(begin)
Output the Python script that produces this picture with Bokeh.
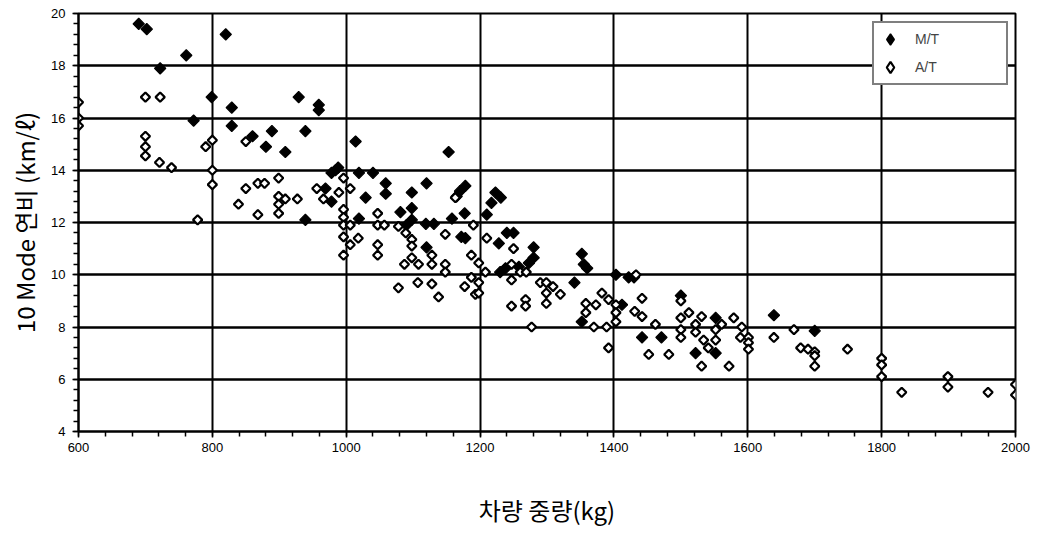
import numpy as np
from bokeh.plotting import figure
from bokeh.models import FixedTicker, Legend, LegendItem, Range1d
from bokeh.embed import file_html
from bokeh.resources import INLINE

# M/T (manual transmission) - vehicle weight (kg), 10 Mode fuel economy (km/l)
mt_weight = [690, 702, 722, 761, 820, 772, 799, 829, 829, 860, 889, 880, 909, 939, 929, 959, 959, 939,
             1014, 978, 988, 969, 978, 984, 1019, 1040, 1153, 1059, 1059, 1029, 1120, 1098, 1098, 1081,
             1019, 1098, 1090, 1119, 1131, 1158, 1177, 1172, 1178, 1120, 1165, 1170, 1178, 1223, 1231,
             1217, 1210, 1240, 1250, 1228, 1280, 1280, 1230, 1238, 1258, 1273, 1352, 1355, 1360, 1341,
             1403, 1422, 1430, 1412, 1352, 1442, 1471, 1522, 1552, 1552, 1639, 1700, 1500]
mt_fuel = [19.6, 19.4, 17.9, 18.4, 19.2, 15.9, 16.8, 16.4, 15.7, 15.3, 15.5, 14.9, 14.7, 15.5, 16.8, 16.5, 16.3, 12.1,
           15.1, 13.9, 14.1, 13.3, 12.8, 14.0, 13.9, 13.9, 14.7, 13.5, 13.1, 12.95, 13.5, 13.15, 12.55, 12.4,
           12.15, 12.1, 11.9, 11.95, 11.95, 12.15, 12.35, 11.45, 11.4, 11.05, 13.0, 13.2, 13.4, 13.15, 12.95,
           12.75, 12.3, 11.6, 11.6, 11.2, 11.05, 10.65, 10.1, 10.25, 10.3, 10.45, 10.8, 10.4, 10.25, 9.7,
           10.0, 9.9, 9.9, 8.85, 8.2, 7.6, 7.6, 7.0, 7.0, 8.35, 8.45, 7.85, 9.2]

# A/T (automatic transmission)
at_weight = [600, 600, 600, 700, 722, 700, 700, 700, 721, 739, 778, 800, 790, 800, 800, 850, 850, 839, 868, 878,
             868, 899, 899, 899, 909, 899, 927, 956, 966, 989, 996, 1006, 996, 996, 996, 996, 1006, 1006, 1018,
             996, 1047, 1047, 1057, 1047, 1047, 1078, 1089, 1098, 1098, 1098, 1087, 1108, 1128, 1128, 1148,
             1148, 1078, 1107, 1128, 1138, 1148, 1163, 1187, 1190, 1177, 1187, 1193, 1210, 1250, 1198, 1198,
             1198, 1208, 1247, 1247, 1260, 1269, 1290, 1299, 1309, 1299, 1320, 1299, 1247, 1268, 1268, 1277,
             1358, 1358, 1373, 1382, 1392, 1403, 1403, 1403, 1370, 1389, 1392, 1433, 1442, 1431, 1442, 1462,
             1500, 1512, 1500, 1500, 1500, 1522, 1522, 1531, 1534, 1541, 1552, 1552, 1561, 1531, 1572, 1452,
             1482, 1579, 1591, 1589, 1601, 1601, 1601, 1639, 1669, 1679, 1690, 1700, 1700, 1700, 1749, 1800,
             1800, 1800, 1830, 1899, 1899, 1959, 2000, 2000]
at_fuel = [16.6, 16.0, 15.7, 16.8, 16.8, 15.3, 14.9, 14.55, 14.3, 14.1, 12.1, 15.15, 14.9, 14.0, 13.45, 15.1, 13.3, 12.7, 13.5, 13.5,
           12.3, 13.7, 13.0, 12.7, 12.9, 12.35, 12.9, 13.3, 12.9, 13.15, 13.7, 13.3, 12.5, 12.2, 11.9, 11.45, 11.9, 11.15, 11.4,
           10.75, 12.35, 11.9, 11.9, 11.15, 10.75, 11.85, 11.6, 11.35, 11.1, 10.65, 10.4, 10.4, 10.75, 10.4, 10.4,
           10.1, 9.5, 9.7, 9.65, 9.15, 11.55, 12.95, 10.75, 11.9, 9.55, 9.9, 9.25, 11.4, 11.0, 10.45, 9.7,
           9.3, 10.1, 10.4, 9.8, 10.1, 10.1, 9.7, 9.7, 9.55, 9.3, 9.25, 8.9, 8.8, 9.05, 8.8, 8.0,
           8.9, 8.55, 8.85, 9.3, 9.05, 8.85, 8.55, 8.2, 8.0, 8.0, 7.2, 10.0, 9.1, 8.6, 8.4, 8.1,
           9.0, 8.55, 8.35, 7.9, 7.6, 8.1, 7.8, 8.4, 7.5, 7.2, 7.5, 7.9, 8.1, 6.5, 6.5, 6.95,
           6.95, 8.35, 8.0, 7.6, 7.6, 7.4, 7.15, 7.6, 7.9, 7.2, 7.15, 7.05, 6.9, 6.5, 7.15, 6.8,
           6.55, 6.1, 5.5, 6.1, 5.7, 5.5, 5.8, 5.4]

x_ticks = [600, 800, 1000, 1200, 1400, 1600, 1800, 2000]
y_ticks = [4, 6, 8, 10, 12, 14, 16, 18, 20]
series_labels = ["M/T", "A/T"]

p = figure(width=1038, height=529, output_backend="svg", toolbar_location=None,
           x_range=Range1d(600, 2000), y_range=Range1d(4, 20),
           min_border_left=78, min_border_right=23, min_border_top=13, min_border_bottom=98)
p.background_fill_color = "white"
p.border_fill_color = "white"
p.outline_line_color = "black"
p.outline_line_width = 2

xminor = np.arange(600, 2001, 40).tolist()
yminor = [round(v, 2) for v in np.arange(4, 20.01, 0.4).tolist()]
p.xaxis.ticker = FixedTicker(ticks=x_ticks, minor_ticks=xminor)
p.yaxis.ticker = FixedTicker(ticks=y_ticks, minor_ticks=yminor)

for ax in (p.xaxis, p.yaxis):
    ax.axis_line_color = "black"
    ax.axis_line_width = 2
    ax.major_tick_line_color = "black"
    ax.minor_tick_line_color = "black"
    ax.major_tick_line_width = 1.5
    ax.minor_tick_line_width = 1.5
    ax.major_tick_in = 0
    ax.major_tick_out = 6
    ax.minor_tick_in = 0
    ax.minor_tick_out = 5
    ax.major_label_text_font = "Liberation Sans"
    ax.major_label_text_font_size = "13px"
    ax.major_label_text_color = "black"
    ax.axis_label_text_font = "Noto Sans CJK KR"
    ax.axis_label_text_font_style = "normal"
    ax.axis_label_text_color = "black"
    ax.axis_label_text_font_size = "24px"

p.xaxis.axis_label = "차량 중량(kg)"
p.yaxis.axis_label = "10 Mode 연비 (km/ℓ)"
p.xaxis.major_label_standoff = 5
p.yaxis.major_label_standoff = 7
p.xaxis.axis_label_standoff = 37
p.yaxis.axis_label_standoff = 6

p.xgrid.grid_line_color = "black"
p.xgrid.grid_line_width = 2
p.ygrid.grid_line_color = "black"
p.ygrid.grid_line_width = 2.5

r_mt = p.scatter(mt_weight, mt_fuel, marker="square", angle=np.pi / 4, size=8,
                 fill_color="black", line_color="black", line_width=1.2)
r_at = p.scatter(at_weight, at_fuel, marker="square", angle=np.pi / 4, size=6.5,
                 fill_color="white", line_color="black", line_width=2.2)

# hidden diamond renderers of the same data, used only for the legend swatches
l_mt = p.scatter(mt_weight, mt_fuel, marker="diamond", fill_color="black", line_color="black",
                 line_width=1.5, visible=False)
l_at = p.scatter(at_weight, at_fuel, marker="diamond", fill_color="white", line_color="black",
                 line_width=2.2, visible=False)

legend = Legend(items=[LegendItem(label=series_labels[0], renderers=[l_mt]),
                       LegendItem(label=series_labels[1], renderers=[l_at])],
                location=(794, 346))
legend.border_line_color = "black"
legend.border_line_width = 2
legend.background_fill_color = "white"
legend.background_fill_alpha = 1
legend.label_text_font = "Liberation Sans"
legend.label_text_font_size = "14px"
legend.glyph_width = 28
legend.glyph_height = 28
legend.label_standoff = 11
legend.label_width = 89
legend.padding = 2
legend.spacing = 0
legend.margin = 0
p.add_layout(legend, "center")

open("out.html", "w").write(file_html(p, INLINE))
(end)
### Task instructions
Copy nothing but the lines from the top of the material through the line holding "from bokeh.resources import INLINE", exactly as written; omit pictures.

### Correct output
Output the Python script that produces this picture with Bokeh.
import numpy as np
from bokeh.plotting import figure
from bokeh.models import FixedTicker, Legend, LegendItem, Range1d
from bokeh.embed import file_html
from bokeh.resources import INLINE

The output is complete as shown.